**Problem to work on**
Only lines holding the word "diagram" should be copied from the material.

**Supplied records**

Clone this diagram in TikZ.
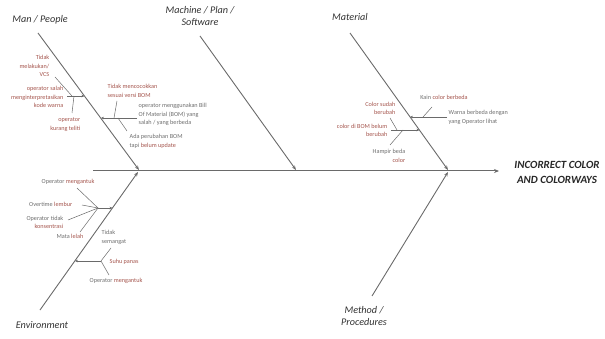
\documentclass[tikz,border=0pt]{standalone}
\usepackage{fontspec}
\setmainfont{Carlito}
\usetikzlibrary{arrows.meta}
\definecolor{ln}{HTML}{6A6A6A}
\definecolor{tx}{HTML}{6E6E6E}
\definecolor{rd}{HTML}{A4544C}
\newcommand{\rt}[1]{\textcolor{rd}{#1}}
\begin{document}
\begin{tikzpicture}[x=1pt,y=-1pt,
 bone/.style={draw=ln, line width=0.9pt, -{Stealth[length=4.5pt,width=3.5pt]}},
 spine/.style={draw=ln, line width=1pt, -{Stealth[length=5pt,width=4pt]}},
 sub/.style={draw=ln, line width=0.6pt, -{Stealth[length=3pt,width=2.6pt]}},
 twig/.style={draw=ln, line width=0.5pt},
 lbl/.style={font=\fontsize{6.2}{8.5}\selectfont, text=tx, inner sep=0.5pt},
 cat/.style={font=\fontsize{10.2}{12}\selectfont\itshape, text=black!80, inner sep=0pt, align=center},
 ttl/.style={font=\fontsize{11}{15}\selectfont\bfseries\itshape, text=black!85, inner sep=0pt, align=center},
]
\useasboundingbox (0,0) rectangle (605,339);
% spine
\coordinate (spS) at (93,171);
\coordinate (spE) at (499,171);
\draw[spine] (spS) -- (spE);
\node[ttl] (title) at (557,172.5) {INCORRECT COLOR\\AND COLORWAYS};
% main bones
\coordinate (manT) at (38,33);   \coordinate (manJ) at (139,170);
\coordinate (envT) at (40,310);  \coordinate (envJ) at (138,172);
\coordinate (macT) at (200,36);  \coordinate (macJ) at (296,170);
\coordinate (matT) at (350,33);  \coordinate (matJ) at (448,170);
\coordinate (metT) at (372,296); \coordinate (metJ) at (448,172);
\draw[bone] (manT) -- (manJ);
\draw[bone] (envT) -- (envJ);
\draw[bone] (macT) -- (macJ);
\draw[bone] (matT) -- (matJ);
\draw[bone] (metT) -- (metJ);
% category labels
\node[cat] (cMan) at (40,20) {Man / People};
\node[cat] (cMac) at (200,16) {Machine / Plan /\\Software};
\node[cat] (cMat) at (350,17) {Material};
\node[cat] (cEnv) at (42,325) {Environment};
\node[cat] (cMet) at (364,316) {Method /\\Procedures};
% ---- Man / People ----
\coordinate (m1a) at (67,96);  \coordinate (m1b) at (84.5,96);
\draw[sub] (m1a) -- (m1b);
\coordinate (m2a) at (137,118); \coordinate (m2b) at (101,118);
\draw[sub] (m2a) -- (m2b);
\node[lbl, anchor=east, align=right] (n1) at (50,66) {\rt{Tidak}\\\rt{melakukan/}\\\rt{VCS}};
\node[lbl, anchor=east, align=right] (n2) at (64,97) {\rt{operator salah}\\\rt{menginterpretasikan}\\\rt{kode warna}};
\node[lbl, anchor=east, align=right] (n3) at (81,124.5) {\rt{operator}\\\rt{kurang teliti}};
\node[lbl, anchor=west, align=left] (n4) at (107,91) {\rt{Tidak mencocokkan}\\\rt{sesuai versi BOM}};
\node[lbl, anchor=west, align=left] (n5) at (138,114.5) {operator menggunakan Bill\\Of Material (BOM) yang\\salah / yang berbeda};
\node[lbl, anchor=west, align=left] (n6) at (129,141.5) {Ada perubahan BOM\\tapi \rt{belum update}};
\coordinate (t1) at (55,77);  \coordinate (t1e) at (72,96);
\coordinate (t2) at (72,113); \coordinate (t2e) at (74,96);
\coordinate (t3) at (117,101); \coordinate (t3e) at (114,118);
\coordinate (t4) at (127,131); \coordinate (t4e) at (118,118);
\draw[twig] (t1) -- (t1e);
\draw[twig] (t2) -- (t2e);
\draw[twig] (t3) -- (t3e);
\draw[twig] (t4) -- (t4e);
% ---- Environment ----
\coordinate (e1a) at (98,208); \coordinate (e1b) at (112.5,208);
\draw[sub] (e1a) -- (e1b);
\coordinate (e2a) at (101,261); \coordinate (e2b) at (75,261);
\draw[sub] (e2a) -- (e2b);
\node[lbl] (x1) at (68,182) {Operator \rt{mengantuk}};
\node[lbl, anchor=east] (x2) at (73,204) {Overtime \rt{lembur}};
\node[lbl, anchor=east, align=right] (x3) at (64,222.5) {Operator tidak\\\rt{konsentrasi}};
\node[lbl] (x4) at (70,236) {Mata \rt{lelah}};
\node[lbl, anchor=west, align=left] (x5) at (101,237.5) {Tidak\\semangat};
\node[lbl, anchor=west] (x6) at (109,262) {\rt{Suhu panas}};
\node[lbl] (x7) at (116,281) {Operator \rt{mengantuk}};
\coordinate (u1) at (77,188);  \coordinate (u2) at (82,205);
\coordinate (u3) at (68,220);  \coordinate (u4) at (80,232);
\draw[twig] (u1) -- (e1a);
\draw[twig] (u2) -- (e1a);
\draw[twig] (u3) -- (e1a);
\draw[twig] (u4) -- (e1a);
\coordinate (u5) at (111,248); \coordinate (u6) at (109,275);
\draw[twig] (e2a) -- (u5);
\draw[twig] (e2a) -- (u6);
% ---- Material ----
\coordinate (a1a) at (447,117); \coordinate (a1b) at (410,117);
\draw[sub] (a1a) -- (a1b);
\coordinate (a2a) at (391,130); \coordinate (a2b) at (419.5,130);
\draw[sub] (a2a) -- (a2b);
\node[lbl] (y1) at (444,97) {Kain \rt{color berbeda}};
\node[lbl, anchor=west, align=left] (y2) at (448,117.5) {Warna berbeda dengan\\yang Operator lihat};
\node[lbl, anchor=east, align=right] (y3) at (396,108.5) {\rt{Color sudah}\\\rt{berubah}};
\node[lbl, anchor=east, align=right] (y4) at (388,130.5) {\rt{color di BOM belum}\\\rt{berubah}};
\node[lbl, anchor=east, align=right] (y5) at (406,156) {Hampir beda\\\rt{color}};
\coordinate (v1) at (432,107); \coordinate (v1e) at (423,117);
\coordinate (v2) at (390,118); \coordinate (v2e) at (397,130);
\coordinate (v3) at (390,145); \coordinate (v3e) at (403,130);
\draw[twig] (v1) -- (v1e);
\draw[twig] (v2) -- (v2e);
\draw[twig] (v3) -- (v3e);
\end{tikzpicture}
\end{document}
--
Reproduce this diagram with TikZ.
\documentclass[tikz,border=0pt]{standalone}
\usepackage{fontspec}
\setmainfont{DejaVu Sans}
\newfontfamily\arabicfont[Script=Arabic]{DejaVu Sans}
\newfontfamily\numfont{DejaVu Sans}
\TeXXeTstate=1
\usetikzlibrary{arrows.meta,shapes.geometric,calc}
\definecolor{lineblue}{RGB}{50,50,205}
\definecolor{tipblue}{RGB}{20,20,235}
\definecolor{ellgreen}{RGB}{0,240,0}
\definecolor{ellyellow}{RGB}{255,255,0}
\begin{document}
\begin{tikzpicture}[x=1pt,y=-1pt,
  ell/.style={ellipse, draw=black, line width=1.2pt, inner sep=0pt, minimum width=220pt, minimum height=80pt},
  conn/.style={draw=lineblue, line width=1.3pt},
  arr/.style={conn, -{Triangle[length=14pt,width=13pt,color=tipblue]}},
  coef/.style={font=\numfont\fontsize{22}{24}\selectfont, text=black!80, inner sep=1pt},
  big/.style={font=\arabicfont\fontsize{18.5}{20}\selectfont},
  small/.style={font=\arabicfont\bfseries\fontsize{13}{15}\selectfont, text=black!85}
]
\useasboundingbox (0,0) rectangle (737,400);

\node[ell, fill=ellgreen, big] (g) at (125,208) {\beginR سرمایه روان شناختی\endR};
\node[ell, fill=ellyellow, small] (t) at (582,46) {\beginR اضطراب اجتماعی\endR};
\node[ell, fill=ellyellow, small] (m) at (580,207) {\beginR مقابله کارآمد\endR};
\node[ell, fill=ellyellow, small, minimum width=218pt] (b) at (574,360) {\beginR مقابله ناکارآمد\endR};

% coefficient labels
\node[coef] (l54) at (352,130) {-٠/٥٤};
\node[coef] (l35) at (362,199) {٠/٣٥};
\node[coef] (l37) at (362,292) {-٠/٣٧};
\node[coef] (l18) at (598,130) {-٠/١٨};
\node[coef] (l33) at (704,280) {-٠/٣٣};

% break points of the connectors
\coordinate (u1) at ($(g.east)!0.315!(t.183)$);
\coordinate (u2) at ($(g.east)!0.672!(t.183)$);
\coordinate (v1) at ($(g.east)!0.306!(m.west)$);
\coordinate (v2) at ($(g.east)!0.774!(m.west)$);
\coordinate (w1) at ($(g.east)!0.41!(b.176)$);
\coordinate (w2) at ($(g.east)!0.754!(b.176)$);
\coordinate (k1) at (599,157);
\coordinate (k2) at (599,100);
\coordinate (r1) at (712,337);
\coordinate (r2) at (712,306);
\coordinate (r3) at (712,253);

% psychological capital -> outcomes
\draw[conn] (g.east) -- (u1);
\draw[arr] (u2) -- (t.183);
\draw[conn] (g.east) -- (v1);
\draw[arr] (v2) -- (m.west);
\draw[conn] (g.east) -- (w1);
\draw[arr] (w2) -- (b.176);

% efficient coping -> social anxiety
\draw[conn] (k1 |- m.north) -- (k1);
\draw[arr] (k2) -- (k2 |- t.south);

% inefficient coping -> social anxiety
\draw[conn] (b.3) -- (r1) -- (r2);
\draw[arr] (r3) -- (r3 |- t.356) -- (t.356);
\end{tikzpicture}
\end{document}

**Answer**
Clone this diagram in TikZ.
Reproduce this diagram with TikZ.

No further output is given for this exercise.